From Data to Empowerment: Insights from the Women In Data conference

From Data to Empowerment: Insights from the Women In Data conference

On 7 March, I had the privilege of being among the 3,000 women and allies in data attending the 'World's Largest Female Data and Tech Event'. Attending the Women in Data Conference for the first time, my initial expectation was to forge new connections within my industry. However, I left with far more than I anticipated, including new communication tools.

The event showcased an array of activities, featuring talks on the main empowerment stage alongside smaller, sign-up sessions. Surrounding these were company stalls covering a vast range of topics, from private companies discussing AI and data structures to organisations focusing on women's health issues. I participated in 13 talks that covered a variety of subjects, including panel interviews on AI in healthcare and motivational speeches. Of these, two were particularly impactful, offering fresh perspectives and insights.

"Unlocking Data: Empowering 25,000 Employees by 2024" with Johanna Hutchinson and Toni Farrell was the first that stood out.

Johanna was recently recognised as the 6th most influential figure in UK Data for 2024 by Data IQ. Currently the Global Chief Data Officer at BAE Systems, her career includes leading data teams and initiating data transformation. In her conversation with Toni, Johanna focused on her significant contributions to public service, developing data and analytical products during the COVID-19 pandemic — a crucial advancement in understanding the disease, from tracking prevalence to devising exit strategies from lockdown.

What resonated with me was Johanna's approach to challenges and opportunity. She recounted accepting the role of Head of Data Analysis for COVID-19, despite not knowing all the job specifics, confident she could leverage her vast experience in a critical government period.

She cited an internal report by Hewlett Packard highlighting a gender disparity in job application confidence: men apply when they meet 60% of the criteria, while women often wait until they meet every requirement. Johanna's discussion inspired me to adopt a bolder career approach, valuing self-confidence and transferable skills to make a meaningful impact.

"Data and AI For Healthcare Transformation" with Dr Helen O'Neill, Elisa Sai, Ming Tang, and Dr Caroline Morton was another highlight. 

With my background in health, I was eager to learn from the panellists about AI adoption in their companies. Ming Tang, NHS Chief Data & Analytics Officer, has been pivotal in revolutionising NHS data interaction, overcoming the challenges of integrating data schemes and creating Machine Learning models that forecast bed numbers and A&E predictions.
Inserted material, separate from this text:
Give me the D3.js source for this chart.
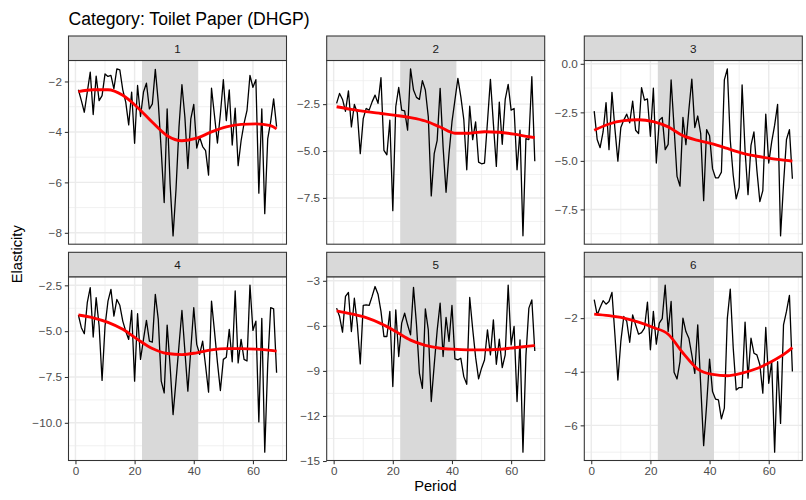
<!DOCTYPE html>
<html>
<head>
<meta charset="utf-8">
<script src="https://cdn.jsdelivr.net/npm/d3@7"></script>
<style>
  body { margin: 0; background: #ffffff; }
  svg { display: block; font-family: "Liberation Sans", Arial, Helvetica, sans-serif; }
</style>
</head>
<body>
<svg id="chart" width="806" height="500"></svg>
<script>
// ---- data -------------------------------------------------------------
const titleText = "Category: Toilet Paper (DHGP)";
const xLabel = "Period";
const yLabel = "Elasticity";
const panelNames = ["1", "2", "3", "4", "5", "6"];
const periods = d3.range(1, 69);

const elasticity1 = [-2.33,-2.76,-3.22,-2.42,-1.63,-3.31,-1.79,-2.76,-2.56,-1.70,
  -1.80,-1.76,-2.29,-1.50,-1.54,-2.33,-2.82,-3.72,-2.42,-4.45,
  -2.16,-3.39,-2.42,-2.07,-3.09,-2.89,-1.52,-2.82,-4.74,-6.80,
  -3.09,-6.07,-8.12,-6.27,-3.82,-2.13,-3.42,-5.45,-3.48,-2.91,
  -4.64,-4.21,-4.58,-4.74,-5.71,-2.27,-3.35,-4.44,-3.29,-1.93,
  -3.55,-2.33,-4.52,-3.06,-5.34,-4.35,-3.66,-3.15,-1.76,-2.23,
  -1.93,-6.43,-3.09,-7.24,-4.28,-3.59,-2.69,-3.79];
const elasticity2 = [-2.46,-1.93,-2.25,-2.88,-1.79,-3.71,-2.52,-2.96,-5.14,-3.27,
  -2.73,-2.82,-2.38,-2.02,-2.46,-1.09,-4.96,-5.20,-3.36,-8.18,
  -2.64,-1.61,-2.82,-2.86,-3.89,-0.62,-1.75,-2.14,-2.25,-1.25,
  -1.75,-3.18,-7.39,-5.14,-4.43,-1.66,-4.79,-7.20,-5.14,-3.45,
  -2.29,-1.13,-2.11,-3.32,-6.00,-2.61,-4.39,-3.45,-5.59,-5.68,
  -5.64,-3.45,-1.18,-3.54,-5.82,-2.39,-4.64,-2.25,-1.45,-2.82,
  -2.73,-6.00,-3.89,-9.52,-4.34,-4.39,-1.04,-5.54];
const elasticity3 = [-2.44,-3.90,-4.32,-3.51,-2.00,-4.42,-1.47,-3.35,-5.01,-3.28,
  -2.90,-2.59,-3.04,-1.92,-3.42,-3.59,-1.23,-1.87,-1.81,-3.73,
  -1.26,-5.11,-2.90,-2.76,-4.42,-4.15,-0.83,-3.28,-5.80,-6.30,
  -2.76,-4.16,-2.38,-0.79,-3.28,-2.69,-3.59,-7.05,-3.39,-3.71,
  -5.40,-5.87,-5.87,-5.58,-0.83,-0.26,-3.94,-5.75,-6.96,-6.36,
  -1.09,-4.46,-6.74,-4.20,-3.51,-5.49,-7.10,-6.53,-2.59,-5.11,
  -4.02,-3.16,-2.09,-8.86,-6.20,-3.90,-3.39,-5.92];
const elasticity4 = [-4.12,-4.81,-5.14,-3.45,-2.63,-5.32,-3.17,-4.72,-7.69,-4.72,
  -3.36,-2.72,-4.18,-3.27,-3.59,-4.45,-5.00,-5.45,-3.87,-7.73,
  -4.05,-6.54,-5.45,-4.41,-5.54,-5.60,-2.99,-4.36,-7.73,-8.37,
  -4.67,-6.90,-9.55,-7.70,-5.80,-3.87,-6.10,-8.27,-6.00,-3.72,
  -5.72,-6.27,-5.54,-6.90,-8.33,-3.36,-5.00,-6.70,-8.24,-6.54,
  -6.42,-4.90,-6.67,-2.81,-6.73,-5.45,-6.54,-6.63,-2.49,-4.96,
  -4.45,-9.95,-4.30,-11.60,-6.80,-3.72,-3.78,-7.27];
const elasticity5 = [-4.82,-5.38,-6.42,-4.04,-3.78,-6.38,-4.16,-5.90,-8.53,-4.64,
  -4.60,-4.64,-4.04,-3.38,-3.89,-5.04,-6.71,-6.71,-5.04,-10.04,
  -4.93,-8.04,-5.82,-5.16,-5.93,-6.60,-3.44,-5.90,-9.16,-10.16,
  -4.87,-6.27,-11.04,-8.60,-6.30,-4.49,-8.04,-5.44,-7.04,-4.64,
  -8.20,-8.27,-8.16,-9.38,-9.89,-4.11,-6.20,-8.10,-9.53,-8.82,
  -8.27,-6.27,-7.93,-5.60,-8.56,-6.89,-8.78,-7.93,-3.29,-7.27,
  -6.04,-11.04,-6.93,-14.41,-8.00,-4.82,-4.27,-7.67];
const elasticity6 = [-1.31,-1.88,-1.60,-1.35,-1.48,-1.38,-1.04,-2.62,-4.31,-2.87,
  -1.94,-2.12,-2.90,-1.88,-2.25,-2.60,-2.54,-2.37,-1.40,-3.18,
  -1.75,-2.97,-2.19,-2.02,-0.77,-2.50,-1.38,-4.02,-4.27,-3.62,
  -2.00,-2.50,-2.75,-3.37,-4.06,-2.25,-4.49,-6.76,-5.24,-3.53,
  -4.74,-5.02,-5.05,-5.76,-5.36,-2.02,-0.92,-3.12,-4.68,-4.59,
  -4.59,-2.15,-4.24,-2.75,-3.31,-3.37,-3.74,-4.80,-2.35,-4.43,
  -3.62,-7.00,-3.62,-5.93,-2.25,-1.75,-1.15,-3.99];

// smoothed trend, sampled at these periods
const smoothPeriods = [1, 6, 11, 16, 21, 26, 31, 36, 41, 46, 51, 56, 61, 66, 68];
const smooth1 = [-2.40,-2.33,-2.33,-2.55,-3.03,-3.62,-4.15,-4.35,-4.25,-4.00,-3.80,-3.70,-3.68,-3.75,-3.88];
const smooth2 = [-2.64,-2.78,-2.90,-3.00,-3.10,-3.22,-3.40,-3.72,-4.05,-4.05,-3.97,-4.00,-4.10,-4.24,-4.29];
const smooth3 = [-3.42,-3.10,-2.93,-2.88,-2.98,-3.25,-3.70,-3.94,-4.12,-4.36,-4.60,-4.76,-4.88,-4.97,-5.01];
const smooth4 = [-4.12,-4.27,-4.52,-4.90,-5.45,-5.95,-6.22,-6.28,-6.18,-6.02,-5.95,-5.95,-5.98,-6.05,-6.09];
const smooth5 = [-5.00,-5.20,-5.45,-5.85,-6.38,-6.95,-7.30,-7.49,-7.56,-7.60,-7.60,-7.56,-7.46,-7.35,-7.31];
const smooth6 = [-1.85,-1.91,-2.00,-2.15,-2.35,-2.60,-3.30,-3.90,-4.10,-4.15,-4.05,-3.88,-3.62,-3.28,-3.10];

// axis breaks
const xTicks = [0, 20, 40, 60];
const yTicks1 = [-8, -6, -4, -2];
const yTicks2 = [-7.5, -5, -2.5];
const yTicks3 = [-7.5, -5, -2.5, 0];
const yTicks4 = [-10, -7.5, -5, -2.5];
const yTicks5 = [-15, -12, -9, -6, -3];
const yTicks6 = [-6, -4, -2];
const yTickDecimals = [0, 1, 1, 1, 0, 0];

// highlighted window
const shadeStart = 22.5;
const shadeEnd = 41.5;

// ---- layout -----------------------------------------------------------
const svg = d3.select("#chart");
const W = 806, H = 500;
const colLeft = [68.5, 326.7, 584.3];
const panelW = 218;
const rowTop = [36, 252.3];
const stripH = 24.5;
const panelH = 183.7;

const C = {
  border: "#333333", strip: "#D9D9D9", grid: "#EBEBEB", shade: "#D9D9D9",
  tickText: "#4D4D4D", stripText: "#1A1A1A"
};

svg.append("rect").attr("width", W).attr("height", H).attr("fill", "#ffffff");

svg.append("text")
  .attr("x", 68.5).attr("y", 25)
  .attr("font-size", "17.6px").attr("fill", "#000")
  .text(titleText);

const series = [elasticity1, elasticity2, elasticity3, elasticity4, elasticity5, elasticity6];
const smooths = [smooth1, smooth2, smooth3, smooth4, smooth5, smooth6];
const yTickSets = [yTicks1, yTicks2, yTicks3, yTicks4, yTicks5, yTicks6];

function expand(ext, mult) {
  const d = (ext[1] - ext[0]) * mult;
  return [ext[0] - d, ext[1] + d];
}

function minorBreaks(major, domain) {
  const step = major[1] - major[0];
  const out = [];
  out.push(major[0] - step / 2);
  for (let i = 0; i < major.length - 1; i++) out.push((major[i] + major[i + 1]) / 2);
  out.push(major[major.length - 1] + step / 2);
  return out.filter(v => v >= domain[0] && v <= domain[1]);
}

const xDomain = expand(d3.extent(periods), 0.05);

panelNames.forEach((name, i) => {
  const col = i % 3, row = Math.floor(i / 3);
  const left = colLeft[col];
  const top = rowTop[row] + stripH;
  const vals = series[i];
  const data = periods.map((p, k) => ({ p, v: vals[k] }));
  const sm = smoothPeriods.map((p, k) => ({ p, v: smooths[i][k] }));

  const x = d3.scaleLinear().domain(xDomain).range([left, left + panelW]);
  const yDomain = expand(d3.extent(vals), 0.05);
  const y = d3.scaleLinear().domain(yDomain).range([top + panelH, top]);

  const g = svg.append("g");

  // panel background
  g.append("rect").attr("x", left).attr("y", top)
    .attr("width", panelW).attr("height", panelH).attr("fill", "#ffffff");

  // minor grid
  const xMinor = minorBreaks(xTicks, xDomain);
  const yMinor = minorBreaks(yTickSets[i], yDomain);
  g.selectAll(null).data(xMinor).join("line")
    .attr("x1", d => x(d)).attr("x2", d => x(d))
    .attr("y1", top).attr("y2", top + panelH)
    .attr("stroke", C.grid).attr("stroke-width", 0.71);
  g.selectAll(null).data(yMinor).join("line")
    .attr("y1", d => y(d)).attr("y2", d => y(d))
    .attr("x1", left).attr("x2", left + panelW)
    .attr("stroke", C.grid).attr("stroke-width", 0.71);

  // major grid
  g.selectAll(null).data(xTicks.filter(d => d >= xDomain[0] && d <= xDomain[1])).join("line")
    .attr("x1", d => x(d)).attr("x2", d => x(d))
    .attr("y1", top).attr("y2", top + panelH)
    .attr("stroke", C.grid).attr("stroke-width", 1.42);
  g.selectAll(null).data(yTickSets[i].filter(d => d >= yDomain[0] && d <= yDomain[1])).join("line")
    .attr("y1", d => y(d)).attr("y2", d => y(d))
    .attr("x1", left).attr("x2", left + panelW)
    .attr("stroke", C.grid).attr("stroke-width", 1.42);

  // highlighted window
  g.append("rect")
    .attr("x", x(shadeStart)).attr("y", top)
    .attr("width", x(shadeEnd) - x(shadeStart)).attr("height", panelH)
    .attr("fill", C.shade);

  // elasticity series
  g.append("path").datum(data)
    .attr("fill", "none").attr("stroke", "#000000").attr("stroke-width", 1.3)
    .attr("stroke-linejoin", "round")
    .attr("d", d3.line().x(d => x(d.p)).y(d => y(d.v)));

  // smoothed trend
  g.append("path").datum(sm)
    .attr("fill", "none").attr("stroke", "#FF0000").attr("stroke-width", 2.85)
    .attr("stroke-linecap", "butt")
    .attr("d", d3.line().curve(d3.curveMonotoneX).x(d => x(d.p)).y(d => y(d.v)));

  // panel border
  g.append("rect").attr("x", left).attr("y", top)
    .attr("width", panelW).attr("height", panelH)
    .attr("fill", "none").attr("stroke", C.border).attr("stroke-width", 1.07);

  // strip
  g.append("rect").attr("x", left).attr("y", rowTop[row])
    .attr("width", panelW).attr("height", stripH)
    .attr("fill", C.strip).attr("stroke", C.border).attr("stroke-width", 1.07);
  g.append("text")
    .attr("x", left + panelW / 2).attr("y", rowTop[row] + stripH / 2)
    .attr("text-anchor", "middle").attr("dominant-baseline", "central")
    .attr("font-size", "11.7px").attr("fill", C.stripText)
    .text(name);

  // y axis
  const fmt = d3.format(yTickDecimals[i] ? ".1f" : "d");
  const yAxis = g.append("g").attr("transform", `translate(${left},0)`)
    .call(d3.axisLeft(y).tickValues(yTickSets[i]).tickFormat(fmt)
      .tickSize(3.67).tickPadding(2.93));
  yAxis.select(".domain").remove();
  yAxis.selectAll(".tick line").attr("stroke", C.border).attr("stroke-width", 1.07);
  yAxis.selectAll(".tick text").attr("fill", C.tickText)
    .attr("font-size", "11.7px").attr("font-family", null);

  // x axis on bottom row only
  if (row === 1) {
    const xAxis = g.append("g").attr("transform", `translate(0,${top + panelH})`)
      .call(d3.axisBottom(x).tickValues(xTicks).tickFormat(d3.format("d"))
        .tickSize(3.67).tickPadding(2.93));
    xAxis.select(".domain").remove();
    xAxis.selectAll(".tick line").attr("stroke", C.border).attr("stroke-width", 1.07);
    xAxis.selectAll(".tick text").attr("fill", C.tickText)
      .attr("font-size", "11.7px").attr("font-family", null);
  }
});

// axis titles
svg.append("text")
  .attr("x", (colLeft[0] + colLeft[2] + panelW) / 2).attr("y", 491)
  .attr("text-anchor", "middle").attr("font-size", "14.7px").attr("fill", "#000")
  .text(xLabel);

svg.append("text")
  .attr("transform", `translate(22,${(rowTop[0] + rowTop[1] + stripH + panelH) / 2 + 6}) rotate(-90)`)
  .attr("text-anchor", "middle").attr("font-size", "14.7px").attr("fill", "#000")
  .text(yLabel);
</script>
</body>
</html>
Elisa Sai, Vice President of Analytics & AI at Capgemini Invent, shared her diverse career path before specialising in data, conveying how her varied experiences have shaped her values and anchored her goals. Like Ming Tang, Elisa stressed the nascent stages of AI integration in healthcare, the efforts to ensure data balance in AI models, and the significant need for infrastructure to facilitate effective integration.

Dr Caroline Morton, with roles in research and development at the Bennett Institute, combines her expertise in epidemiology and software development to tackle NHS challenges. Her discussion brought to light gender disparity in data-related fields, especially in software development. The imbalance not only narrows the spectrum of female perspectives but also allows women in the sector to ascend rapidly—a situation that, while advantageous, is not without its complications. Dr Morton commended the UK's healthcare data quality but noted a significant skills gap in data infrastructure development, which could delay crucial implementations.

The key insight from the interview is that we're still at an early stage in the integration of AI, focusing heavily on the initial steps of gathering data to nourish our models. The concept of "ground truth" takes centre stage in our efforts at Zeki, demanding considerable time and attention in both planning and collection due to its significant influence on model accuracy. Like many organisations, we understand that the precision of our data directly correlates with our ability to develop more accurate and representative AI models. However, it's clear that data alone doesn't pave the way for AI implementation; the architecture and pipelines that facilitate data transformation are equally crucial. I'm keenly observing this development and am eager to see how various companies integrate AI into their infrastructures, marking a new era of technological advancement.

Attending the "Women in Data" conference was a transformative experience for me as a female data operations analyst. The event showcased the achievements and challenges faced by women in the field, offering valuable insights and inspiration. It also highlighted diverse career paths and opportunities within data science that I don’t get to see in my day to day. Engaging with a community of like-minded professionals fostered a sense of belonging and empowerment. Hearing firsthand about innovative solutions to gender-specific challenges and biases equipped me with strategies to navigate my career, potentially accelerating my professional growth and impact within Zeki.